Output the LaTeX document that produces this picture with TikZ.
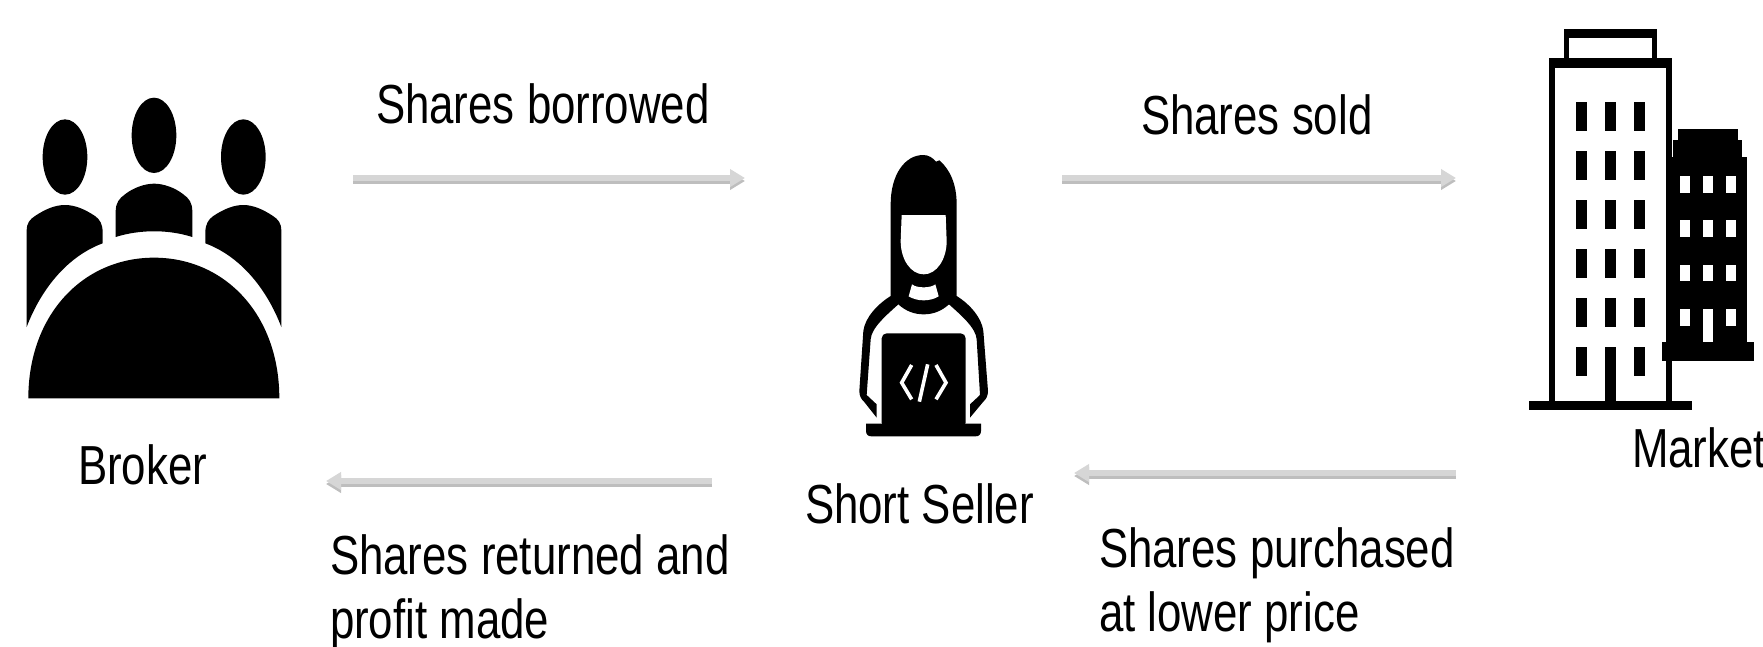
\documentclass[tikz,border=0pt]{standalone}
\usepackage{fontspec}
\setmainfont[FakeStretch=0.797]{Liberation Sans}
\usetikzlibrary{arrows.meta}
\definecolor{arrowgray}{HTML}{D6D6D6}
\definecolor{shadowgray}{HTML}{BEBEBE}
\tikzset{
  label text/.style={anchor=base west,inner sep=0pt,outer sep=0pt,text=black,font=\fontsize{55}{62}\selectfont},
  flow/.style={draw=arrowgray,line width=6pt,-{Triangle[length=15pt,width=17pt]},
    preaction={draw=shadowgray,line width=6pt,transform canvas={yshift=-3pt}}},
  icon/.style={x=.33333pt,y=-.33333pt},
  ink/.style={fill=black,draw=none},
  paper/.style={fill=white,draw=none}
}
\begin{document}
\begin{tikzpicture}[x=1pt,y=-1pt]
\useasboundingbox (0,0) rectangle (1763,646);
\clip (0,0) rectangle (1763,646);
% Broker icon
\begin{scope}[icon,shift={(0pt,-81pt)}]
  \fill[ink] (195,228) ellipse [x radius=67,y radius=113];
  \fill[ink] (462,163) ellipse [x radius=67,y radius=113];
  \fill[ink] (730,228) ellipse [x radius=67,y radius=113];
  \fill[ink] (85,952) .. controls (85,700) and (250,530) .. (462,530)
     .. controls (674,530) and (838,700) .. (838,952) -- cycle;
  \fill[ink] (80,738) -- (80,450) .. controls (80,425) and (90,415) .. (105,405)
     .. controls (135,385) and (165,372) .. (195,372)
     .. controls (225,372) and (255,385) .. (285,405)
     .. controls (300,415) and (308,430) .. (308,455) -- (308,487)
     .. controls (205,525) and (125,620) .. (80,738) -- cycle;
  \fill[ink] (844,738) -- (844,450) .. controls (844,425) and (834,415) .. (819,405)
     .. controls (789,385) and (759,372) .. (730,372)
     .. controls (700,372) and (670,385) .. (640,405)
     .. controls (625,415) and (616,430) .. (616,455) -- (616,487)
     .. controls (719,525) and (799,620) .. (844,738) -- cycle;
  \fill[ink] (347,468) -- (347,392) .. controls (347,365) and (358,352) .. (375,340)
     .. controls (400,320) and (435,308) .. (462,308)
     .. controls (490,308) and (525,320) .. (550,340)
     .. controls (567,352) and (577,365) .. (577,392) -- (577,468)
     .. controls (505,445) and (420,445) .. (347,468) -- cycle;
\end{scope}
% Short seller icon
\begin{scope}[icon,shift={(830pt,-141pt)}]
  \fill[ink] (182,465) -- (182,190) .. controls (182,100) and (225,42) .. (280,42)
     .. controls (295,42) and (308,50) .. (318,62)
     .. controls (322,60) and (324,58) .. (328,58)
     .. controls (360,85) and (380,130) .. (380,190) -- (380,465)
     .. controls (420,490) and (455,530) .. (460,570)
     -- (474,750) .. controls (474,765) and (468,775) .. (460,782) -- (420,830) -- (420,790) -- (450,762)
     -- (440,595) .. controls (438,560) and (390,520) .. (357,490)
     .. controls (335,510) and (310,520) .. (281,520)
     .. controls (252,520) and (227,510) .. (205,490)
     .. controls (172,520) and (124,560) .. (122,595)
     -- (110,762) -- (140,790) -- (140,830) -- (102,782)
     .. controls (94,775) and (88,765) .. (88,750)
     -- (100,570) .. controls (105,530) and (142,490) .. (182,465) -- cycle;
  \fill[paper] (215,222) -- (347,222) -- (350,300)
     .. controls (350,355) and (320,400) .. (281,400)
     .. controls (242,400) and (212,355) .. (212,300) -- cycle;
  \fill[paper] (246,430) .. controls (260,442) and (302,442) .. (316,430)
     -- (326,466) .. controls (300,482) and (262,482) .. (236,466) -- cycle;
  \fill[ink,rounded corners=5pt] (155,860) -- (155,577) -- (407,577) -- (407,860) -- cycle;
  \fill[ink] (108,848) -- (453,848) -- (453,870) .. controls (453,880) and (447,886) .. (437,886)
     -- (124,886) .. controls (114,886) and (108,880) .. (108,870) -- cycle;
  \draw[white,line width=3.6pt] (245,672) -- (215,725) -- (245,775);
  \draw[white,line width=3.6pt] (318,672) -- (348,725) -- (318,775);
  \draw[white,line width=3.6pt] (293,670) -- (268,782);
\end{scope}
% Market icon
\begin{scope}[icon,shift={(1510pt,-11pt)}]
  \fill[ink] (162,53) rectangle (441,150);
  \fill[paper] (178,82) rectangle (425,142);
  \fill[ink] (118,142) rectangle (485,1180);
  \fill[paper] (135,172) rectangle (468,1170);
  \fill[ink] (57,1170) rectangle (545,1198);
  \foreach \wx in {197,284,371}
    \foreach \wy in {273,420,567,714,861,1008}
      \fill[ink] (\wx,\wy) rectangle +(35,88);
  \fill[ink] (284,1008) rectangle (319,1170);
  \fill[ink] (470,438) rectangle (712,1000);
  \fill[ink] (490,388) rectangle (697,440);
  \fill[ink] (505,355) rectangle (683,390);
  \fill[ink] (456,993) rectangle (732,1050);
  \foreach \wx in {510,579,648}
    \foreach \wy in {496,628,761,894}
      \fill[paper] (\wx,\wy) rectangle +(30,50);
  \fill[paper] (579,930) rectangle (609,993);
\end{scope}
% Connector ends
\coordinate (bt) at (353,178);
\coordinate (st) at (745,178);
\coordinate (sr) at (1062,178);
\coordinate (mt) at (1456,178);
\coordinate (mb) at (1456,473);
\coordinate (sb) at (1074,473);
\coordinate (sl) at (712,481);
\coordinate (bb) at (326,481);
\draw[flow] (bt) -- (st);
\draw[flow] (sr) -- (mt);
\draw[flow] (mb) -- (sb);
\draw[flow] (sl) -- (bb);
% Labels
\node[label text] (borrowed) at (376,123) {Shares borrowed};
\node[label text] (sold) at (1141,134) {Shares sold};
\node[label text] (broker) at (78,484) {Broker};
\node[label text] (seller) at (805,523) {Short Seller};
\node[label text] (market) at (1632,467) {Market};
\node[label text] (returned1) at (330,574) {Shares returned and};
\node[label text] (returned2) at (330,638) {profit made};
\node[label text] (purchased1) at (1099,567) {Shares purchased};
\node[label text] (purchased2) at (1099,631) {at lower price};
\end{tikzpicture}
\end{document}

━━━━━━━━

■ Job: Reproduce all of the data exactly; the pictures do not belong in the copy.

■ Written answer:
Output the LaTeX document that produces this picture with TikZ.
\documentclass[tikz,border=0pt]{standalone}
\usepackage{fontspec}
\setmainfont[FakeStretch=0.797]{Liberation Sans}
\usetikzlibrary{arrows.meta}
\definecolor{arrowgray}{HTML}{D6D6D6}
\definecolor{shadowgray}{HTML}{BEBEBE}
\tikzset{
  label text/.style={anchor=base west,inner sep=0pt,outer sep=0pt,text=black,font=\fontsize{55}{62}\selectfont},
  flow/.style={draw=arrowgray,line width=6pt,-{Triangle[length=15pt,width=17pt]},
    preaction={draw=shadowgray,line width=6pt,transform canvas={yshift=-3pt}}},
  icon/.style={x=.33333pt,y=-.33333pt},
  ink/.style={fill=black,draw=none},
  paper/.style={fill=white,draw=none}
}
\begin{document}
\begin{tikzpicture}[x=1pt,y=-1pt]
\useasboundingbox (0,0) rectangle (1763,646);
\clip (0,0) rectangle (1763,646);
% Broker icon
\begin{scope}[icon,shift={(0pt,-81pt)}]
  \fill[ink] (195,228) ellipse [x radius=67,y radius=113];
  \fill[ink] (462,163) ellipse [x radius=67,y radius=113];
  \fill[ink] (730,228) ellipse [x radius=67,y radius=113];
  \fill[ink] (85,952) .. controls (85,700) and (250,530) .. (462,530)
     .. controls (674,530) and (838,700) .. (838,952) -- cycle;
  \fill[ink] (80,738) -- (80,450) .. controls (80,425) and (90,415) .. (105,405)
     .. controls (135,385) and (165,372) .. (195,372)
     .. controls (225,372) and (255,385) .. (285,405)
     .. controls (300,415) and (308,430) .. (308,455) -- (308,487)
     .. controls (205,525) and (125,620) .. (80,738) -- cycle;
  \fill[ink] (844,738) -- (844,450) .. controls (844,425) and (834,415) .. (819,405)
     .. controls (789,385) and (759,372) .. (730,372)
     .. controls (700,372) and (670,385) .. (640,405)
     .. controls (625,415) and (616,430) .. (616,455) -- (616,487)
     .. controls (719,525) and (799,620) .. (844,738) -- cycle;
  \fill[ink] (347,468) -- (347,392) .. controls (347,365) and (358,352) .. (375,340)
     .. controls (400,320) and (435,308) .. (462,308)
     .. controls (490,308) and (525,320) .. (550,340)
     .. controls (567,352) and (577,365) .. (577,392) -- (577,468)
     .. controls (505,445) and (420,445) .. (347,468) -- cycle;
\end{scope}
% Short seller icon
\begin{scope}[icon,shift={(830pt,-141pt)}]
  \fill[ink] (182,465) -- (182,190) .. controls (182,100) and (225,42) .. (280,42)
     .. controls (295,42) and (308,50) .. (318,62)
     .. controls (322,60) and (324,58) .. (328,58)
     .. controls (360,85) and (380,130) .. (380,190) -- (380,465)
     .. controls (420,490) and (455,530) .. (460,570)
     -- (474,750) .. controls (474,765) and (468,775) .. (460,782) -- (420,830) -- (420,790) -- (450,762)
     -- (440,595) .. controls (438,560) and (390,520) .. (357,490)
     .. controls (335,510) and (310,520) .. (281,520)
     .. controls (252,520) and (227,510) .. (205,490)
     .. controls (172,520) and (124,560) .. (122,595)
     -- (110,762) -- (140,790) -- (140,830) -- (102,782)
     .. controls (94,775) and (88,765) .. (88,750)
     -- (100,570) .. controls (105,530) and (142,490) .. (182,465) -- cycle;
  \fill[paper] (215,222) -- (347,222) -- (350,300)
     .. controls (350,355) and (320,400) .. (281,400)
     .. controls (242,400) and (212,355) .. (212,300) -- cycle;
  \fill[paper] (246,430) .. controls (260,442) and (302,442) .. (316,430)
     -- (326,466) .. controls (300,482) and (262,482) .. (236,466) -- cycle;
  \fill[ink,rounded corners=5pt] (155,860) -- (155,577) -- (407,577) -- (407,860) -- cycle;
  \fill[ink] (108,848) -- (453,848) -- (453,870) .. controls (453,880) and (447,886) .. (437,886)
     -- (124,886) .. controls (114,886) and (108,880) .. (108,870) -- cycle;
  \draw[white,line width=3.6pt] (245,672) -- (215,725) -- (245,775);
  \draw[white,line width=3.6pt] (318,672) -- (348,725) -- (318,775);
  \draw[white,line width=3.6pt] (293,670) -- (268,782);
\end{scope}
% Market icon
\begin{scope}[icon,shift={(1510pt,-11pt)}]
  \fill[ink] (162,53) rectangle (441,150);
  \fill[paper] (178,82) rectangle (425,142);
  \fill[ink] (118,142) rectangle (485,1180);
  \fill[paper] (135,172) rectangle (468,1170);
  \fill[ink] (57,1170) rectangle (545,1198);
  \foreach \wx in {197,284,371}
    \foreach \wy in {273,420,567,714,861,1008}
      \fill[ink] (\wx,\wy) rectangle +(35,88);
  \fill[ink] (284,1008) rectangle (319,1170);
  \fill[ink] (470,438) rectangle (712,1000);
  \fill[ink] (490,388) rectangle (697,440);
  \fill[ink] (505,355) rectangle (683,390);
  \fill[ink] (456,993) rectangle (732,1050);
  \foreach \wx in {510,579,648}
    \foreach \wy in {496,628,761,894}
      \fill[paper] (\wx,\wy) rectangle +(30,50);
  \fill[paper] (579,930) rectangle (609,993);
\end{scope}
% Connector ends
\coordinate (bt) at (353,178);
\coordinate (st) at (745,178);
\coordinate (sr) at (1062,178);
\coordinate (mt) at (1456,178);
\coordinate (mb) at (1456,473);
\coordinate (sb) at (1074,473);
\coordinate (sl) at (712,481);
\coordinate (bb) at (326,481);
\draw[flow] (bt) -- (st);
\draw[flow] (sr) -- (mt);
\draw[flow] (mb) -- (sb);
\draw[flow] (sl) -- (bb);
% Labels
\node[label text] (borrowed) at (376,123) {Shares borrowed};
\node[label text] (sold) at (1141,134) {Shares sold};
\node[label text] (broker) at (78,484) {Broker};
\node[label text] (seller) at (805,523) {Short Seller};
\node[label text] (market) at (1632,467) {Market};
\node[label text] (returned1) at (330,574) {Shares returned and};
\node[label text] (returned2) at (330,638) {profit made};
\node[label text] (purchased1) at (1099,567) {Shares purchased};
\node[label text] (purchased2) at (1099,631) {at lower price};
\end{tikzpicture}
\end{document}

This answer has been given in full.